* _Material_:

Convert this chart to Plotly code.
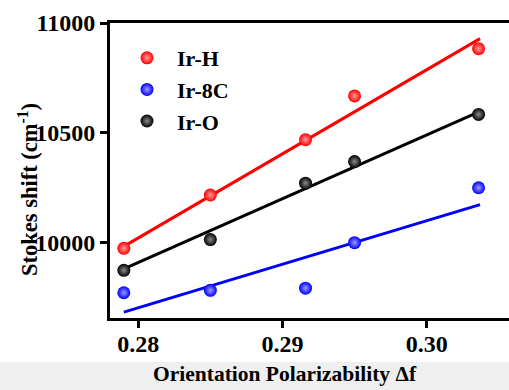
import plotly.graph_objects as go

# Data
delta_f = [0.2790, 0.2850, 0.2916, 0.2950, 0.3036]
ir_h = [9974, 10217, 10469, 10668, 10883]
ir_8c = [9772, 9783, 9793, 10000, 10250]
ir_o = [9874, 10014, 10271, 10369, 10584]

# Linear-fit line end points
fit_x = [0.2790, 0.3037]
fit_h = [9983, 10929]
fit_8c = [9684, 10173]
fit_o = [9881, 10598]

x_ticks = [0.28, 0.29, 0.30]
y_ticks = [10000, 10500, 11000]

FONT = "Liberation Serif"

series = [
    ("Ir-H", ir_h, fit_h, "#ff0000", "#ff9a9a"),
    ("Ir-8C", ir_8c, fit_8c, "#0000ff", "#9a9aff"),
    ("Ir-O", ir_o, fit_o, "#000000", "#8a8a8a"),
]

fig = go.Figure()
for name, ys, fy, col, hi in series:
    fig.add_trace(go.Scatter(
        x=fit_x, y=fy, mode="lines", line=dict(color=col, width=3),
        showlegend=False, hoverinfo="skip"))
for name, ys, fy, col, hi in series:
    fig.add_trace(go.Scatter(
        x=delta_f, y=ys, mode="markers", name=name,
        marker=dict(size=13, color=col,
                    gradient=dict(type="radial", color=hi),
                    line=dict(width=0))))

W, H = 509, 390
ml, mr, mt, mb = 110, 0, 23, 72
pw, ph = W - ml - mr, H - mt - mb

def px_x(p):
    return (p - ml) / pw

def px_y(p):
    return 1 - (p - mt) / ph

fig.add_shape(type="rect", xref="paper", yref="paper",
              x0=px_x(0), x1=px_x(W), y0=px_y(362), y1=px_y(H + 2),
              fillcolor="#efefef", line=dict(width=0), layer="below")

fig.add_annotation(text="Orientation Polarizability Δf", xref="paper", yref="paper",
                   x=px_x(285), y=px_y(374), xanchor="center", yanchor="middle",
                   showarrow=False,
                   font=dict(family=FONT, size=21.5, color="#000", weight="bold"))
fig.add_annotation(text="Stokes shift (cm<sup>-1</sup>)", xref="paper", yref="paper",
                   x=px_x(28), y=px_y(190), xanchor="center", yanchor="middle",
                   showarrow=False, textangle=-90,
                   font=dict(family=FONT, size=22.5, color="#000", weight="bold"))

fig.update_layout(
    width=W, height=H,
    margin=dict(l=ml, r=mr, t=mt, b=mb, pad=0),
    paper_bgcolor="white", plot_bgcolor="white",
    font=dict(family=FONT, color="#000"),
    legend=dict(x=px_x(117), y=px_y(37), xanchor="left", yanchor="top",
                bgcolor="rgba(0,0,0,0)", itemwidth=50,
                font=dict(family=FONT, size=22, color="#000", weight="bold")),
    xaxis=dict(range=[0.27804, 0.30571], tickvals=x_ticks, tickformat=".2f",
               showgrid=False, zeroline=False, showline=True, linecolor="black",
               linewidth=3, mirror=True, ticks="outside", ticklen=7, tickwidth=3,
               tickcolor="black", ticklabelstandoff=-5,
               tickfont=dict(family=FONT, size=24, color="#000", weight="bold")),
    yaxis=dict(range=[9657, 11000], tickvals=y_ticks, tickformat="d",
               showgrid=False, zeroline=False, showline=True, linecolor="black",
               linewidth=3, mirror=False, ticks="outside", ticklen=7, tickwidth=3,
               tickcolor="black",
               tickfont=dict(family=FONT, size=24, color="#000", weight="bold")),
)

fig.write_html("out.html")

* _Job_:
Reproduce every line exactly and omit all pictures.

* _Task output_:
Convert this chart to Plotly code.
import plotly.graph_objects as go

# Data
delta_f = [0.2790, 0.2850, 0.2916, 0.2950, 0.3036]
ir_h = [9974, 10217, 10469, 10668, 10883]
ir_8c = [9772, 9783, 9793, 10000, 10250]
ir_o = [9874, 10014, 10271, 10369, 10584]

# Linear-fit line end points
fit_x = [0.2790, 0.3037]
fit_h = [9983, 10929]
fit_8c = [9684, 10173]
fit_o = [9881, 10598]

x_ticks = [0.28, 0.29, 0.30]
y_ticks = [10000, 10500, 11000]

FONT = "Liberation Serif"

series = [
    ("Ir-H", ir_h, fit_h, "#ff0000", "#ff9a9a"),
    ("Ir-8C", ir_8c, fit_8c, "#0000ff", "#9a9aff"),
    ("Ir-O", ir_o, fit_o, "#000000", "#8a8a8a"),
]

fig = go.Figure()
for name, ys, fy, col, hi in series:
    fig.add_trace(go.Scatter(
        x=fit_x, y=fy, mode="lines", line=dict(color=col, width=3),
        showlegend=False, hoverinfo="skip"))
for name, ys, fy, col, hi in series:
    fig.add_trace(go.Scatter(
        x=delta_f, y=ys, mode="markers", name=name,
        marker=dict(size=13, color=col,
                    gradient=dict(type="radial", color=hi),
                    line=dict(width=0))))

W, H = 509, 390
ml, mr, mt, mb = 110, 0, 23, 72
pw, ph = W - ml - mr, H - mt - mb

def px_x(p):
    return (p - ml) / pw

def px_y(p):
    return 1 - (p - mt) / ph

fig.add_shape(type="rect", xref="paper", yref="paper",
              x0=px_x(0), x1=px_x(W), y0=px_y(362), y1=px_y(H + 2),
              fillcolor="#efefef", line=dict(width=0), layer="below")

fig.add_annotation(text="Orientation Polarizability Δf", xref="paper", yref="paper",
                   x=px_x(285), y=px_y(374), xanchor="center", yanchor="middle",
                   showarrow=False,
                   font=dict(family=FONT, size=21.5, color="#000", weight="bold"))
fig.add_annotation(text="Stokes shift (cm<sup>-1</sup>)", xref="paper", yref="paper",
                   x=px_x(28), y=px_y(190), xanchor="center", yanchor="middle",
                   showarrow=False, textangle=-90,
                   font=dict(family=FONT, size=22.5, color="#000", weight="bold"))

fig.update_layout(
    width=W, height=H,
    margin=dict(l=ml, r=mr, t=mt, b=mb, pad=0),
    paper_bgcolor="white", plot_bgcolor="white",
    font=dict(family=FONT, color="#000"),
    legend=dict(x=px_x(117), y=px_y(37), xanchor="left", yanchor="top",
                bgcolor="rgba(0,0,0,0)", itemwidth=50,
                font=dict(family=FONT, size=22, color="#000", weight="bold")),
    xaxis=dict(range=[0.27804, 0.30571], tickvals=x_ticks, tickformat=".2f",
               showgrid=False, zeroline=False, showline=True, linecolor="black",
               linewidth=3, mirror=True, ticks="outside", ticklen=7, tickwidth=3,
               tickcolor="black", ticklabelstandoff=-5,
               tickfont=dict(family=FONT, size=24, color="#000", weight="bold")),
    yaxis=dict(range=[9657, 11000], tickvals=y_ticks, tickformat="d",
               showgrid=False, zeroline=False, showline=True, linecolor="black",
               linewidth=3, mirror=False, ticks="outside", ticklen=7, tickwidth=3,
               tickcolor="black",
               tickfont=dict(family=FONT, size=24, color="#000", weight="bold")),
)

fig.write_html("out.html")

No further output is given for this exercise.